As Joshua Zeitz tells us here…
Staunchly opposed to racial integration, he gave a campaign speech in 1948 in which he promised that “there’s not enough troops in the Army to force the Southern people to break down segregation and admit the Nigra race into our theaters, into our swimming pools, into our homes, and into our churches.” He warned his followers, “Think about the situation which would exist when the annual office party is held or the union sponsors a dance.” His focus on constitutional questions like “states’ rights” and “federalism” was a matter of political expediency rather than noble conviction. After World War II, in which America had defeated a state built on racist ideology, it was simply no longer fashionable or acceptable to shout racial epithets from the rostrum.And as noted here (and alluded to in the cartoon), Thurmond misrepresented himself with his theatrics and, over time, severely damaged the lives of both his white niece and black daughter (revelation of the latter emerged shortly after his death four years ago).

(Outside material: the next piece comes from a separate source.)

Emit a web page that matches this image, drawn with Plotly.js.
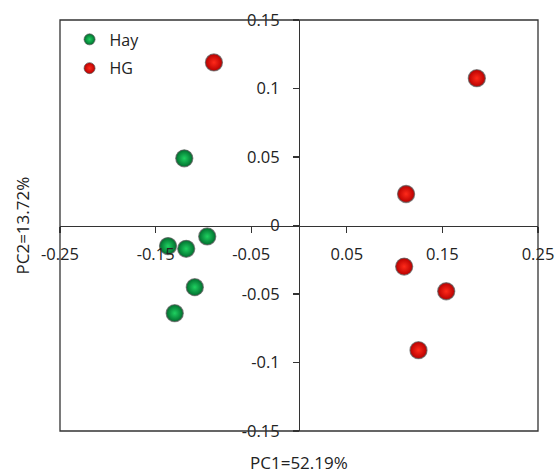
<!DOCTYPE html>
<html>
<head>
<meta charset="utf-8">
<script src="https://cdn.plot.ly/plotly-3.0.1.min.js"></script>
<style>html,body{margin:0;padding:0;background:#fff;}#chart{width:556px;height:473px;}</style>
</head>
<body>
<div id="chart"></div>
<script>
// Data
const hayPC1 = [-0.120, -0.137, -0.118, -0.096, -0.109, -0.130];
const hayPC2 = [0.049, -0.015, -0.017, -0.008, -0.045, -0.064];
const hgPC1 = [-0.089, 0.186, 0.112, 0.110, 0.154, 0.125];
const hgPC2 = [0.119, 0.1075, 0.023, -0.030, -0.048, -0.091];
const xTickVals = [-0.25, -0.15, -0.05, 0.05, 0.15, 0.25];
const xTickText = ["-0.25", "-0.15", "-0.05", "0.05", "0.15", "0.25"];
const yTickVals = [-0.15, -0.1, -0.05, 0, 0.05, 0.1, 0.15];
const yTickText = ["-0.15", "-0.1", "-0.05", "0", "0.05", "0.1", "0.15"];
const seriesNames = ["Hay", "HG"];
const xTitle = "PC1=52.19%";
const yTitle = "PC2=13.72%";

const FONT = "Open Sans, sans-serif";
const green = {c: "#006e2e", g: "#1fd060"};
const red = {c: "#b80000", g: "#ff2a1a"};

function pts(x, y, col) {
  return {
    type: "scatter", mode: "markers", x: x, y: y, showlegend: false, hoverinfo: "skip",
    marker: {size: 17, color: col.c, gradient: {type: "radial", color: col.g},
             line: {color: "rgba(90,90,90,0.7)", width: 1.3}}
  };
}
function leg(name, col, lg) {
  return {
    type: "scatter", mode: "markers", x: [null], y: [null], name: name, showlegend: true, legend: lg,
    marker: {size: 11, color: col.c, gradient: {type: "radial", color: col.g},
             line: {color: "rgba(90,90,90,0.7)", width: 1}}
  };
}

const data = [
  pts(hayPC1, hayPC2, green),
  pts(hgPC1, hgPC2, red),
  leg(seriesNames[0], green, "legend"),
  leg(seriesNames[1], red, "legend2")
];

const axisCommon = {
  showgrid: false, zeroline: false, showline: true, linecolor: "#333", linewidth: 1.3,
  ticks: "outside", ticklen: 6, tickwidth: 1.2, tickcolor: "#333",
  tickfont: {family: FONT, size: 16.5, color: "#222"}, anchor: "free", position: 0.5,
  fixedrange: true
};

const legendCommon = {xanchor: "left", yanchor: "top", bgcolor: "rgba(0,0,0,0)",
  font: {family: FONT, size: 16, color: "#222"}};

const layout = {
  width: 556, height: 473,
  margin: {l: 60, r: 18, t: 20, b: 42},
  paper_bgcolor: "#fff", plot_bgcolor: "#fff",
  font: {family: FONT, color: "#222"},
  xaxis: Object.assign({}, axisCommon, {range: [-0.25, 0.25], domain: [0, 1],
    tickmode: "array", tickvals: xTickVals, ticktext: xTickText, ticklabelstandoff: 7}),
  yaxis: Object.assign({}, axisCommon, {range: [-0.15, 0.15], domain: [0, 1],
    tickmode: "array", tickvals: yTickVals, ticktext: yTickText, ticklabelstandoff: 10}),
  shapes: [{type: "rect", xref: "paper", yref: "paper", x0: 0, x1: 1, y0: 0, y1: 1,
            line: {color: "#333", width: 1.3}}],
  legend: Object.assign({}, legendCommon, {x: 0.02, y: 0.994}),
  legend2: Object.assign({}, legendCommon, {x: 0.02, y: 0.924}),
  annotations: [
    {text: xTitle, xref: "paper", yref: "paper", x: 0.5, y: 0, yshift: -31,
     xanchor: "center", yanchor: "middle", showarrow: false,
     font: {family: FONT, size: 17, color: "#222"}},
    {text: yTitle, xref: "paper", yref: "paper", x: 0, xshift: -38, y: 0.5,
     xanchor: "center", yanchor: "middle", textangle: -90, showarrow: false,
     font: {family: FONT, size: 17, color: "#222"}}
  ]
};

Plotly.newPlot("chart", data, layout, {displayModeBar: false, staticPlot: true});
</script>
</body>
</html>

The 1948 Dixiecrat revolt was the segregationist South’s last show of real strength. A decade later, the great postwar migration of African-Americans from the rural South to urban centers in the North, the Midwest, and California had created a new political equation, as Northern politicians from both parties were forced to consider the concerns of their new black constituents. In 1957 a coalition of Northern Democrats and Republicans worked to pass President Dwight Eisenhower’s relatively strong civil rights legislation, which imposed federal penalties on anyone who interfered with the right of citizens to register and vote. Though Senate Majority Leader Lyndon Johnson ultimately had to water down the bill to get it passed—he did so by, among other things, stripping it of a provision that allowed federal judges to jail violators for contempt of court without a jury trial—it was anathema to the solid South.

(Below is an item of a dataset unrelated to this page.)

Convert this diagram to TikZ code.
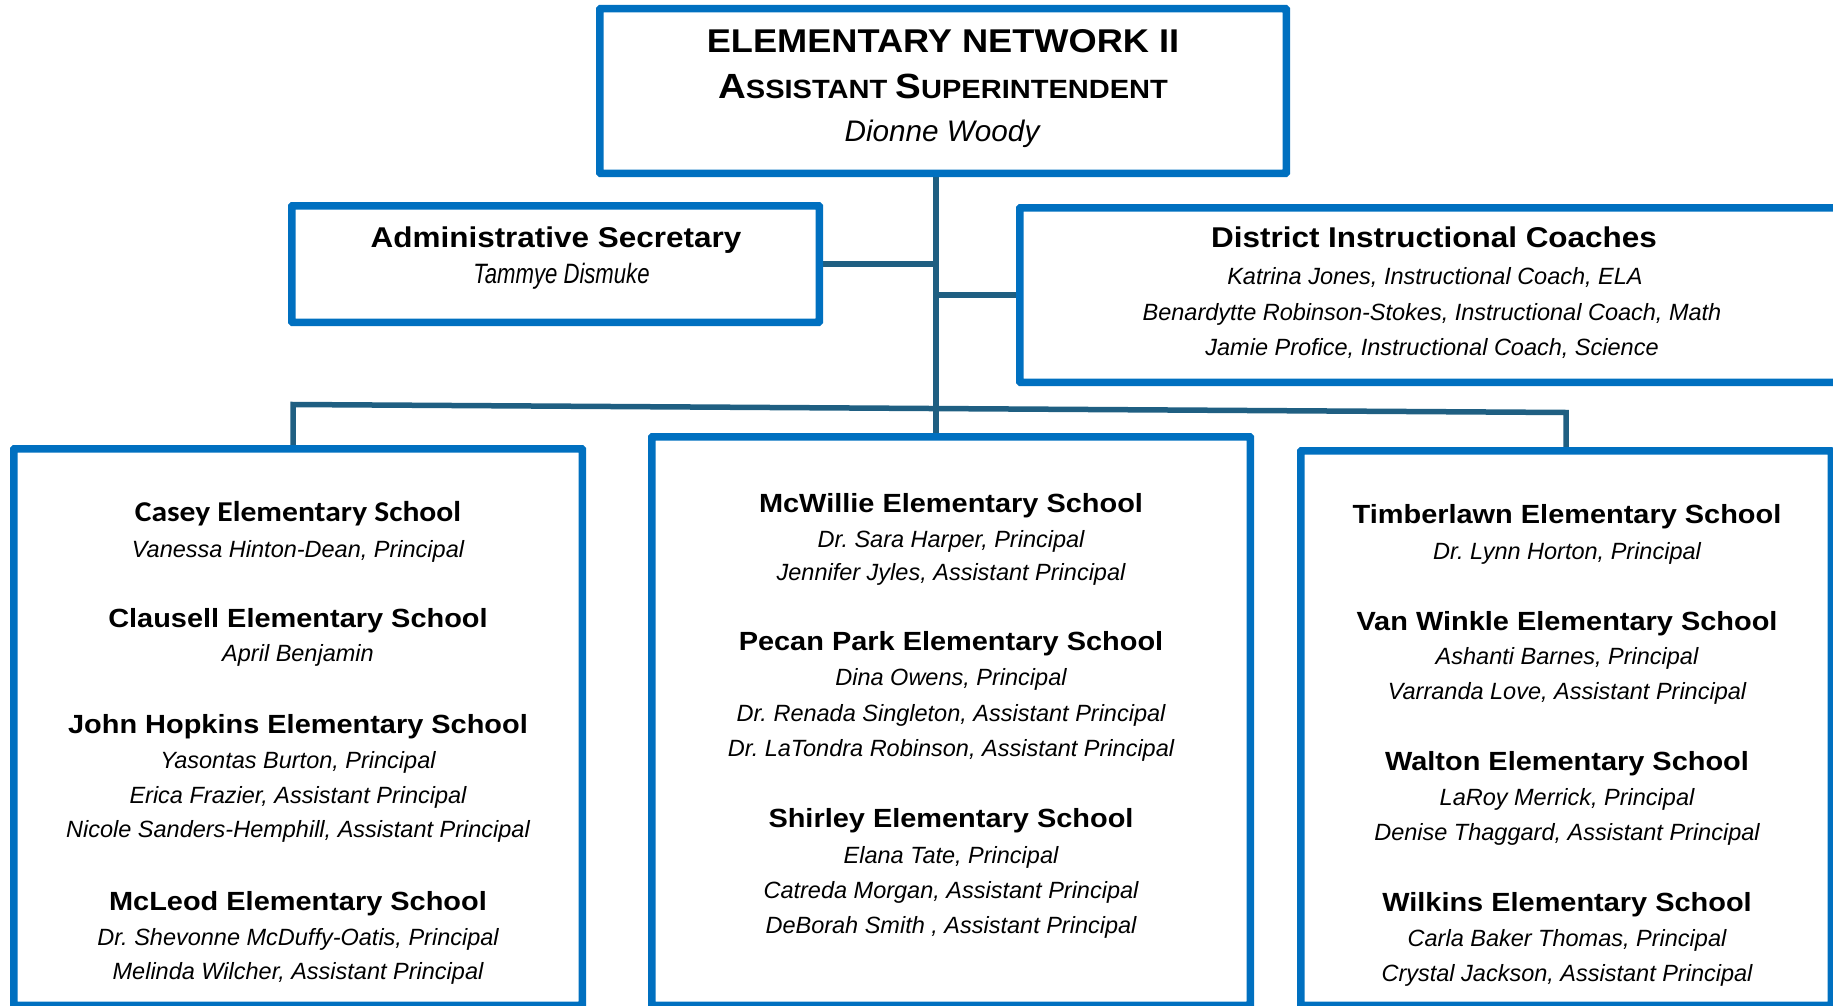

Thurmond’s filibuster made for good political theater, but it never stood a chance of derailing the bill. Most of his Southern colleagues were reluctantly willing to swallow the watered-down and ultimately ineffective bill rather than risk outraging Northern legislators who might very well respond by eliminating the right to filibuster altogether. Such a move would make it impossible for Southerners to stave off even stronger civil rights measures in the future. Sen. Herman Talmadge of Georgia (the son of Eugene) denounced the bill but also rebuked Thurmond for his “grandstand” performance. “If I had undertaken a filibuster for personal aggrandizement,” added Sen. Richard Russell, of Georgia, “I would have forever reproached myself for being guilty of a form of treason against the people of the South.”
But outside the nation’s capital, many Southerners loved Thurmond’s performance. Georgia’s governor, Marvin Griffin, defiantly promised, “We’re not going to let a Federal judge tell us who can vote,” while South Carolina’s governor, George Bell Timmerman, Jr., proudly announced, “I don’t have any intention of cooperating.” Thurmond’s grandstand may have been legislatively ineffectual, but it almost certainly encouraged white Southerners in resisting federal law, as they had begun doing three years earlier after the Supreme Court’s decision in Brown v. Board of Education.
This Wikipedia article notes that the Air Force named a C-17 Globemaster “The Spirit of Strom Thurmond.” The aircraft served with a distinction far beyond anything ever achieved by its wretched namesake, but production of the line was shut down last year.